Centurion-based pumps manufacturer Hazleton Pumps has introduced a high-volume, high-head, medium- and/or high-voltage range of Hippo submersible slurry pumps manufactured from specialised material capable of pumping acidic liquids containing solids at high heads.
The company says the success of research and development of the high-volume, high-head, medium- and/or high-voltage Hippo slurry submersible pump has led to it being a world leader in the supply of this product – with no other pumps manufacturer having a similar product available.
Hazleton attributes the design and development of this pump to the harsh mining conditions in Southern Africa, which require submersible pumps to pump high volumes of liquid containing solids at high heads.
The range, consisting of five models, uses a single-stage impeller operating at two-pole speed (2 950 rpm) and, with an installed power of up to 2 500 kW, has been developed for both a 50 Hz as well as a 60 Hz power supply.
The design of the high- volume, high-head, medium- and/or high-voltage pump follows the success of the medium- and/or high-voltage, high-volume submersible slurry pump that was first developed in 2005 and exported to the oil sands mines at Fort McMurray, in Alberta, Canada.
The proven Hippo submersible slurry pump design with standard configuration has been used for the pumping of high-volume liquids containing solids with the main feature of the Hippo configuration being the twin volute discharge balanced thrust design in which all the radial forces on the impeller are balanced out, resulting in lower loading on the bearings.
The motor housing is oil filled, similar to the case of a transformer, assisting with the dissipating of heat away from the electrical windings, thus, allowing the pumps to run dry continuously. The oil also lubricates the bearings and the mechanical shaft seals. Double mechanical shaft seals are used, with the lower seal in a separate oil chamber.
Using the cantilever shaft design, the mechanical shaft seals are at submergence pressure and not at the pump discharge pressure – which is the case in most other submersible pump configurations.
The standard material of construction of the hydraulic end is 28% hard chrome with the rest of the castings being Mehanite CB3, giving the pump the ability to pump abrasive slurries, with an acid content of pH4 and above. For acidic conditions (lower than a pH4), specialised materials such as duplex stainless steel are used.
The company explains that the major application of the pumps would be for use in acid mine dewatering. The pumps can be connected in series to achieve any desired head and are specifically used in mine dewatering application at the shaft bottom.
“Underground flooding is a reality and the high- volume Hippo submersible slurry pump is well suited for these conditions. “Using the medium-voltage power of 3.3 kV or 6.6. kV, the pumps can be switched on and controlled from the surface or an alternative dry location,” says Hazleton.
The design also includes probes that have been installed close to the mechanical seals, which monitor the conductivity of the oil. Should the mechanical shaft seals wear and start to leak, the oil will become contaminated. The probe will detect the change in resistance of the oil and switch the pump off before the electrical winding fails.
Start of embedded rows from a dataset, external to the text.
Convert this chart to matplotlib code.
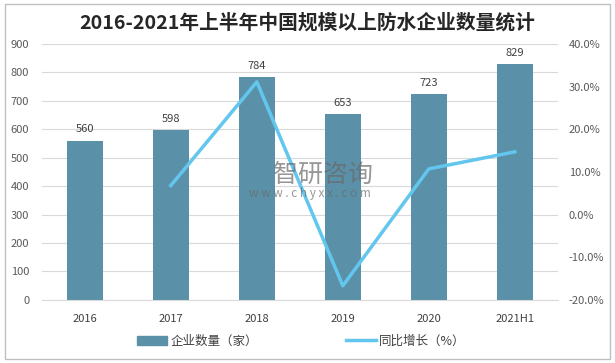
import matplotlib
matplotlib.use("Agg")
import matplotlib.pyplot as plt
from matplotlib.patches import Rectangle
from matplotlib.lines import Line2D
from matplotlib.ticker import FuncFormatter

plt.rcParams['font.family'] = ['Noto Sans CJK SC', 'DejaVu Sans']

# data
years = ['2016', '2017', '2018', '2019', '2020', '2021H1']
companies = [560, 598, 784, 653, 723, 829]
growth_years = ['2017', '2018', '2019', '2020', '2021H1']
growth = [6.8, 31.1, -16.7, 10.7, 14.7]   # %

bar_color = '#5B91A8'
line_color = '#62C6EE'
tick_color = '#595959'

fig = plt.figure(figsize=(6.15, 3.63), dpi=100)
fig.patches.append(Rectangle((0.008, 0.012), 0.984, 0.978, transform=fig.transFigure,
                             fill=False, edgecolor='#BFBFBF', linewidth=1.0))

ax = fig.add_axes([0.068, 0.174, 0.839, 0.705])
x = list(range(len(years)))
ax.bar(x, companies, width=0.42, color=bar_color, zorder=2)
ax.set_ylim(0, 900)
ax.set_yticks(range(0, 901, 100))
ax.set_xlim(-0.5, len(years) - 0.5)
ax.set_xticks(x)
ax.set_xticklabels(years, fontsize=8, color='#404040')
ax.grid(axis='y', color='#D9D9D9', linewidth=0.8, zorder=0)
ax.tick_params(axis='y', labelsize=8, labelcolor=tick_color, length=0, pad=9)
ax.tick_params(axis='x', length=0, pad=10)
for s in ax.spines.values():
    s.set_visible(False)
ax.spines['bottom'].set_visible(True)
ax.spines['bottom'].set_color('#D9D9D9')

for xi, v in zip(x, companies):
    ax.text(xi, v + 22, str(v), ha='center', va='bottom', fontsize=8, color='#404040')

ax2 = ax.twinx()
gx = [years.index(y) for y in growth_years]
ax2.plot(gx, [g / 100 for g in growth], color=line_color, linewidth=2.5, zorder=3)
ax2.set_ylim(-0.2, 0.4)
ax2.set_yticks([-0.2, -0.1, 0.0, 0.1, 0.2, 0.3, 0.4])
ax2.yaxis.set_major_formatter(FuncFormatter(lambda v, p: f'{v * 100:.1f}%'))
ax2.tick_params(axis='y', labelsize=8, labelcolor=tick_color, length=0, pad=8)
for s in ax2.spines.values():
    s.set_visible(False)

# watermark
fig.text(0.525, 0.518, '智研咨询', ha='center', va='center', fontsize=18,
         color='#6A6A6A', alpha=0.7, zorder=5)
fig.text(0.504, 0.466, 'w w w . c h y x x . c o m', ha='center', va='center', fontsize=8.5,
         color='#6A6A6A', alpha=0.7, zorder=5)

fig.suptitle('2016-2021年上半年中国规模以上防水企业数量统计', x=0.5, y=0.965,
             fontsize=14.2, fontweight='bold', color='#262626')

handles = [Rectangle((0, 0), 1, 1, color=bar_color),
           Line2D([0], [0], color=line_color, linewidth=2.5)]
fig.legend(handles, ['企业数量（家）', '同比增长（%）'], loc='center', ncol=2,
           bbox_to_anchor=(0.49, 0.06), frameon=False, fontsize=9,
           labelcolor='#404040', handlelength=2.4, columnspacing=7, handletextpad=0.3)

fig.savefig('out.png', dpi=100)
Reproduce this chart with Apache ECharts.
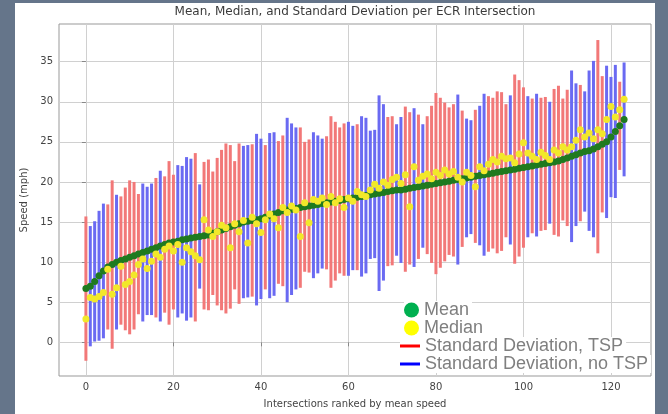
<!DOCTYPE html>
<html>
<head>
<meta charset="utf-8">
<script src="https://cdn.jsdelivr.net/npm/echarts@6.0.0/dist/echarts.min.js"></script>
<style>
    html, body { margin: 0; padding: 0; }
    #wrap { position: relative; width: 668px; height: 414px; background: #65758a; overflow: hidden; }
    #panel { position: absolute; left: 15px; top: 3px; width: 640px; height: 411px; background: #fff; }
    #J_chart { position: absolute; left: 0; top: 0; width: 668px; height: 414px; }
</style>
</head>
<body>
<div id="wrap"><div id="panel"></div><div id="J_chart"></div></div>
<script>
// intersections are ranked by mean speed, index 0..123
const meanSpeed = [
    6.7, 7.0, 7.6, 8.3, 8.9, 9.4, 9.7, 10.0, 10.2, 10.4,
    10.6, 10.8, 11.0, 11.2, 11.4, 11.6, 11.8, 12.0, 12.2, 12.4,
    12.5, 12.6, 12.8, 12.9, 13.0, 13.1, 13.2, 13.3, 13.4, 13.6,
    13.8, 14.0, 14.2, 14.4, 14.6, 14.8, 15.0, 15.1, 15.2, 15.3,
    15.4, 15.6, 15.8, 16.0, 16.2, 16.4, 16.5, 16.6, 16.7, 16.8,
    16.9, 17.0, 17.1, 17.2, 17.3, 17.4, 17.5, 17.6, 17.7, 17.8,
    17.9, 18.0, 18.1, 18.2, 18.3, 18.4, 18.5, 18.6, 18.7, 18.8,
    18.9, 19.0, 19.0, 19.1, 19.2, 19.3, 19.4, 19.5, 19.6, 19.7,
    19.8, 19.9, 20.0, 20.1, 20.2, 20.3, 20.4, 20.5, 20.6, 20.7,
    20.8, 20.9, 21.0, 21.1, 21.2, 21.3, 21.4, 21.5, 21.6, 21.7,
    21.8, 21.9, 22.0, 22.1, 22.2, 22.3, 22.4, 22.5, 22.6, 22.8,
    23.0, 23.2, 23.4, 23.6, 23.8, 23.9, 24.1, 24.4, 24.7, 25.0,
    25.6, 26.3, 27.0, 27.8
];
const medianSpeed = [
    2.9, 5.6, 5.4, 5.7, 6.2, 9.1, 6.0, 6.8, 9.5, 7.2,
    7.6, 8.4, 9.7, 10.4, 9.2, 10.1, 11.0, 10.6, 11.6, 12.0,
    11.4, 12.2, 10.0, 11.8, 11.3, 10.8, 10.3, 15.3, 14.0, 13.2,
    13.8, 14.6, 14.3, 11.8, 14.8, 13.8, 15.2, 12.4, 15.6, 14.8,
    13.7, 15.3, 16.0, 15.4, 14.3, 16.8, 16.2, 17.0, 16.5, 13.2,
    17.4, 14.9, 17.8, 17.6, 18.0, 17.2, 18.2, 17.4, 17.9, 16.8,
    18.0, 17.6, 18.8, 18.4, 18.2, 19.0, 19.7, 19.2, 20.0, 19.6,
    20.3, 20.6, 19.8, 20.9, 16.9, 21.9, 20.2, 20.7, 21.0, 20.4,
    21.2, 20.8, 21.5, 21.0, 21.3, 20.6, 20.0, 21.2, 20.8, 19.4,
    21.9, 21.4, 22.2, 22.8, 22.5, 23.2, 22.9, 23.0, 22.4, 23.5,
    24.9, 23.6, 23.2, 22.8, 23.7, 23.3, 22.8, 24.0, 23.6, 24.4,
    24.0, 24.4, 25.2, 26.5, 25.6, 26.1, 25.4, 26.5, 26.0, 27.8,
    29.4, 28.1, 29.0, 30.3
];
const stdSpeed = [
    9.0, 7.5, 7.5, 8.1, 8.4, 7.8, 10.5, 8.4, 8.0, 8.9,
    9.6, 9.2, 7.5, 8.6, 8.0, 8.2, 8.7, 9.4, 8.5, 10.2,
    8.4, 9.5, 9.2, 10.2, 9.9, 10.5, 6.5, 9.2, 9.4, 7.7,
    9.2, 10.0, 10.6, 10.2, 8.0, 10.0, 9.5, 9.5, 9.5, 10.7,
    10.0, 9.0, 10.3, 10.2, 8.9, 9.4, 11.5, 10.7, 10.1, 10.0,
    8.1, 8.3, 9.1, 8.6, 8.1, 8.3, 10.7, 9.9, 9.1, 9.5,
    9.6, 9.0, 9.1, 10.0, 9.7, 8.0, 8.0, 12.2, 11.0, 9.3,
    9.3, 8.2, 9.1, 10.3, 9.5, 9.9, 9.0, 7.7, 8.6, 9.8,
    11.3, 10.6, 9.9, 9.2, 9.5, 10.6, 8.5, 7.4, 7.1, 8.3,
    8.7, 10.1, 9.7, 9.4, 10.1, 9.9, 8.3, 9.3, 11.8, 11.0,
    10.0, 8.8, 8.4, 8.9, 8.3, 8.3, 7.6, 9.1, 9.4, 7.6,
    8.5, 10.7, 8.9, 8.5, 7.5, 10.0, 11.0, 13.3, 8.5, 9.5,
    7.5, 8.3, 5.5, 7.1
];
// 1 = intersection with TSP, 0 = no TSP
const tsp = [
    1, 0, 0, 0, 0, 1, 1, 0, 1, 1,
    1, 1, 1, 0, 0, 0, 1, 0, 1, 1,
    1, 0, 0, 0, 0, 1, 0, 1, 1, 1,
    1, 1, 1, 1, 1, 1, 0, 0, 1, 0,
    0, 1, 0, 0, 1, 1, 0, 0, 0, 1,
    1, 1, 0, 0, 0, 1, 1, 1, 1, 1,
    0, 0, 1, 0, 0, 0, 0, 0, 0, 1,
    1, 0, 0, 1, 1, 0, 1, 0, 1, 1,
    1, 1, 1, 1, 1, 0, 1, 0, 0, 1,
    0, 0, 1, 1, 1, 1, 1, 0, 1, 1,
    1, 0, 1, 0, 1, 1, 0, 1, 1, 1,
    1, 0, 0, 1, 0, 0, 0, 1, 1, 0,
    0, 0, 1, 0
];
const xTicks = [0, 20, 40, 60, 80, 100, 120];
const yTicks = [0, 5, 10, 15, 20, 25, 30, 35];

const FONT = 'DejaVu Sans';
const LEGEND_FONT = 'Liberation Sans';

function buildBars(flag) {
    let res = [];
    meanSpeed.forEach((m, i) => {
        if (tsp[i] === flag) {
            res.push([i, m, stdSpeed[i]]);
        }
    });
    return res;
}

// vertical line from mean - sd to mean + sd
function renderSd(params, api) {
    let x = api.value(0), m = api.value(1), s = api.value(2);
    let p1 = api.coord([x, m - s]);
    let p2 = api.coord([x, m + s]);
    return {
        type: 'line',
        shape: {x1: p1[0], y1: p1[1], x2: p2[0], y2: p2[1]},
        style: {stroke: api.visual('color'), lineWidth: 3}
    };
}

function legendAt(top, left, name, icon, color, w, h) {
    return {
        top: top,
        left: left,
        padding: [0, 3, 0, 0],
        backgroundColor: '#fff',
        itemWidth: w,
        itemHeight: h,
        selectedMode: false,
        textStyle: {color: '#7f7f7f', fontSize: 18, fontFamily: LEGEND_FONT, lineHeight: 18},
        data: [{name: name, icon: icon, itemStyle: {color: color, borderWidth: 0}}]
    };
}

function initChart() {
    let options = {
        animation: false,
        textStyle: {fontFamily: FONT},
        graphic: [{
            type: 'text',
            x: 355,
            y: 12,
            style: {
                text: 'Mean, Median, and Standard Deviation per ECR Intersection',
                textAlign: 'center',
                textVerticalAlign: 'middle',
                fontSize: 12,
                fontFamily: FONT,
                fill: '#3a3a3a'
            }
        }],
        grid: {
            left: 59,
            right: 17,
            top: 24,
            bottom: 37,
            show: true,
            borderColor: '#999',
            borderWidth: 1
        },
        legend: [
            legendAt(301, 404, 'Mean', 'circle', '#00b050', 15, 15),
            legendAt(319, 404, 'Median', 'circle', '#ffff00', 15, 15),
            legendAt(337, 400, 'Standard Deviation, TSP', 'rect', '#ff0000', 20, 3),
            legendAt(355, 400, 'Standard Deviation, no TSP', 'rect', '#0000ff', 20, 3)
        ],
        xAxis: {
            type: 'value',
            min: -6.15,
            max: 129.15,
            name: 'Intersections ranked by mean speed',
            nameLocation: 'middle',
            nameGap: 23,
            nameTextStyle: {fontSize: 10, color: '#444', fontFamily: FONT},
            axisLine: {show: false},
            axisTick: {show: true, length: 4, customValues: xTicks, lineStyle: {color: '#888'}},
            axisLabel: {customValues: xTicks, fontSize: 10, color: '#444', margin: 6},
            splitLine: {show: true, lineStyle: {color: '#d0d0d0', width: 1}}
        },
        yAxis: {
            type: 'value',
            min: -4.2,
            max: 39.7,
            name: 'Speed (mph)',
            nameLocation: 'middle',
            nameRotate: 90,
            nameGap: 27,
            nameTextStyle: {fontSize: 10, color: '#444', fontFamily: FONT},
            axisLine: {show: false},
            axisTick: {show: true, length: 4, customValues: yTicks, lineStyle: {color: '#888'}},
            axisLabel: {customValues: yTicks, fontSize: 10, color: '#444', margin: 6},
            splitLine: {show: true, lineStyle: {color: '#d0d0d0', width: 1}}
        },
        series: [{
            name: 'Standard Deviation, TSP',
            type: 'custom',
            renderItem: renderSd,
            itemStyle: {color: '#f27878'},
            encode: {x: 0, y: 1},
            z: 2,
            data: buildBars(1)
        }, {
            name: 'Standard Deviation, no TSP',
            type: 'custom',
            renderItem: renderSd,
            itemStyle: {color: '#6a6af2'},
            encode: {x: 0, y: 1},
            z: 2,
            data: buildBars(0)
        }, {
            name: 'Mean',
            type: 'scatter',
            symbolSize: 7,
            itemStyle: {color: '#1f7a1f', opacity: 1},
            z: 3,
            data: meanSpeed.map((m, i) => [i, m])
        }, {
            name: 'Median',
            type: 'scatter',
            symbolSize: 7,
            itemStyle: {color: '#f2e82a', opacity: 1},
            z: 4,
            data: medianSpeed.map((m, i) => [i, m])
        }]
    };
    let chart = echarts.init(document.getElementById('J_chart'), null, {renderer: 'canvas'});
    chart.setOption(options);
}

initChart();
</script>
</body>
</html>
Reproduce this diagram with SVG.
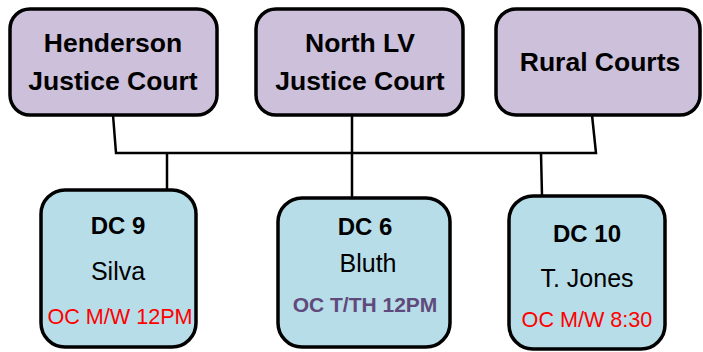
<svg xmlns="http://www.w3.org/2000/svg" width="703" height="352" viewBox="0 0 703 352">
<style>
.top{fill:#ccc0da;stroke:#000;stroke-width:3.5}
.dc{fill:#b7dde8;stroke:#000;stroke-width:3.5}
text{font-family:"Liberation Sans",Arial,sans-serif;text-anchor:middle}
.h{font-size:26.5px;font-weight:bold;fill:#000}
.b{font-size:24px;font-weight:bold;fill:#000}
.n{font-size:25px;fill:#000}
.red{font-size:21.6px;fill:#ff0000}
.pur{font-size:21px;font-weight:bold;fill:#604a7b}
.c{fill:none;stroke:#000;stroke-width:2.5}
</style>
<rect width="703" height="352" fill="#fff"/>
<g id="connectors">
<polyline class="c" points="113,115 116,153 596,153 592,115"/>
<line class="c" x1="167" y1="153" x2="167" y2="190"/>
<line class="c" x1="352" y1="115" x2="352" y2="198"/>
<line class="c" x1="541" y1="153" x2="542" y2="196"/>
</g>
<g id="henderson">
<rect class="top" x="10" y="9" width="207" height="106" rx="20"/>
<text class="h" x="113" y="52">Henderson</text>
<text class="h" x="113" y="90">Justice Court</text>
</g>
<g id="northlv">
<rect class="top" x="256" y="9" width="207" height="106" rx="20"/>
<text class="h" x="360" y="52">North LV</text>
<text class="h" x="360" y="90">Justice Court</text>
</g>
<g id="rural">
<rect class="top" x="496" y="9" width="204" height="106" rx="20"/>
<text class="h" x="600" y="71">Rural Courts</text>
</g>
<g id="dc9">
<rect class="dc" x="41" y="190" width="155" height="157" rx="24"/>
<text class="b" x="118" y="234">DC 9</text>
<text class="n" x="118" y="280">Silva</text>
<text class="red" x="120" y="324">OC M/W 12PM</text>
</g>
<g id="dc6">
<rect class="dc" x="278" y="198" width="172" height="149" rx="24"/>
<text class="b" x="365" y="235">DC 6</text>
<text class="n" x="368" y="272">Bluth</text>
<text class="pur" x="365" y="312">OC T/TH 12PM</text>
</g>
<g id="dc10">
<rect class="dc" x="509" y="196" width="156" height="153" rx="24"/>
<text class="b" x="587" y="242">DC 10</text>
<text class="n" x="587" y="287">T. Jones</text>
<text class="red" x="587" y="327">OC M/W 8:30</text>
</g>
</svg>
The major failure of submersible pumps is due to the electrical winding of the submersible pump failing as a result of the failure of the mechanical seals, which allows the slurry being pumped to come into contact with the electrical winding. Rewinding of the stator contributes to more than 50% of the total repair cost and, if this can be avoided, the total cost of ownership is drastically reduced.
Using a stepped impeller intake sealing system (trademarked with a patent pending) with centring bush and balancing rings, the challenges are overcome. Hazleton explains that the research into the stepped impeller intake sealing system was conducted in 2015, with trials successfully completed on the smallest Hippo submersible pumps available.
The principle is that the impeller outer intake shroud is designed with a minimum of three steps, one of which is the centring bush that ensures minimal leakage from high-pressure impeller discharge to low-pressure impeller intake.
The impeller is also fitted with a minimum of one pressure balancing ring at the bottom of its shroud to limit the axial forces on the impeller. A second balancing ring is fitted to the top and bottom shroud as close to the impeller discharge as possible.
The design is based on changing the flow direction by 90º with minimum clearance as many times as possible to reduce the pressure across the steps and this principle applies to both the impeller intake as well as to the pressure balancing rings.